10.3. You have sufficient right, title, and interest in and to the rights granted to us in this Agreement.


11. Limitations of Liability

WE WILL NOT BE LIABLE TO YOU WITH RESPECT TO ANY SUBJECT MATTER OF THIS AGREEMENT UNDER ANY CONTRACT, NEGLIGENCE, TORT, STRICT LIABILITY OR OTHER LEGAL OR EQUITABLE THEORY FOR ANY INDIRECT, INCIDENTAL, CONSEQUENTIAL, SPECIAL OR EXEMPLARY DAMAGES (INCLUDING, WITHOUT LIMITATION, LOSS OF REVENUE OR GOODWILL OR ANTICIPATED PROFITS OR LOST BUSINESS), EVEN IF WE HAVE BEEN ADVISED OF THE POSSIBILITY OF SUCH DAMAGES. FURTHER, NOTWITHSTANDING ANYTHING TO THE CONTRARY CONTAINED IN THIS AGREEMENT, IN NO EVENT SHALL MERCHANT.COM'S CUMULATIVE LIABILITY TO YOU ARISING OUT OF OR RELATED TO THIS AGREEMENT, WHETHER BASED IN CONTRACT, NEGLIGENCE, STRICT LIABILITY, TORT OR OTHER LEGAL OR EQUITABLE THEORY, EXCEED THE TOTAL COMMISSION FEES PAID TO YOU UNDER THIS AGREEMENT.


12. Indemnification

You hereby agree to indemnify and hold harmless Screener.co, and its subsidiaries and affiliates, and their directors, officers, employees, agents, shareholders, partners, members, and other owners, against any and all claims, actions, demands, liabilities, losses, damages, judgments, settlements, costs, and expenses (including reasonable attorneys' fees) (any or all of the foregoing hereinafter referred to as "Losses") insofar as such Losses (or actions in respect thereof) arise out of or are based on (i) any claim that our use of the affiliate trademarks infringes on any trademark, trade name, service mark, copyright, license, intellectual property, or other proprietary right of any third party, (ii) any misrepresentation of a representation or warranty or breach of a covenant and agreement made by you herein, or (iii) any claim related to your site, including, without limitation, content therein not attributable to us.


13. Confidentiality

All confidential information, including, but not limited to, any business, technical, financial, and customer information, disclosed by one party to the other during negotiation or the effective term of this Agreement which is marked "Confidential," will remain the sole property of the disclosing party, and each party will keep in confidence and not use or disclose such proprietary information of the other party without express written permission of the disclosing party.


14. Miscellaneous

14.1. You agree that you are an independent contractor, and nothing in this Agreement will create any partnership, joint venture, agency, franchise, sales representative, or employment relationship between you and Screener.co. You will have no authority to make or accept any offers or representations on our behalf. You will not make any statement, whether on Your Site or any other of Your Site or otherwise, that reasonably would contradict anything in this Section.

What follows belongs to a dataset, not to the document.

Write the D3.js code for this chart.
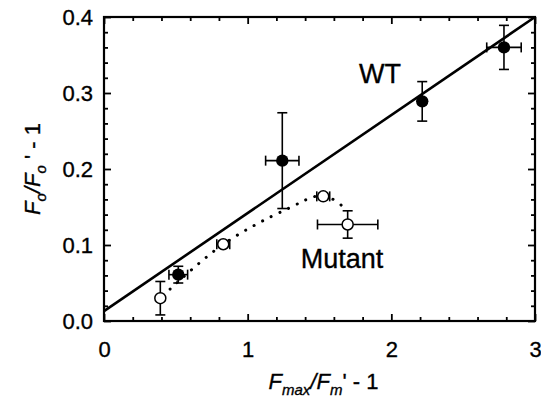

14.2. Neither party may assign its rights or obligations under this Agreement to any party, except to a party who obtains all or substantially all of the business or assets of a third party.


14.3. This Agreement shall be governed by and interpreted in accordance with the laws of the State of Massachusetts without regard to the conflicts of laws and principles thereof.


14.4. You may not amend or waive any provision of this Agreement unless in writing and signed by both parties.


14.5. This Agreement represents the entire agreement between us and you, and shall supersede all prior agreements and communications of the parties, oral or written.


14.6. The headings and titles contained in this Agreement are included for convenience only, and shall not limit or otherwise affect the terms of this Agreement.


14.7. If any provision of this Agreement is held to be invalid or unenforceable, that provision shall be eliminated or limited to the minimum extent necessary such that the intent of the parties is effectuated, and the remainder of this agreement shall have full force and effect.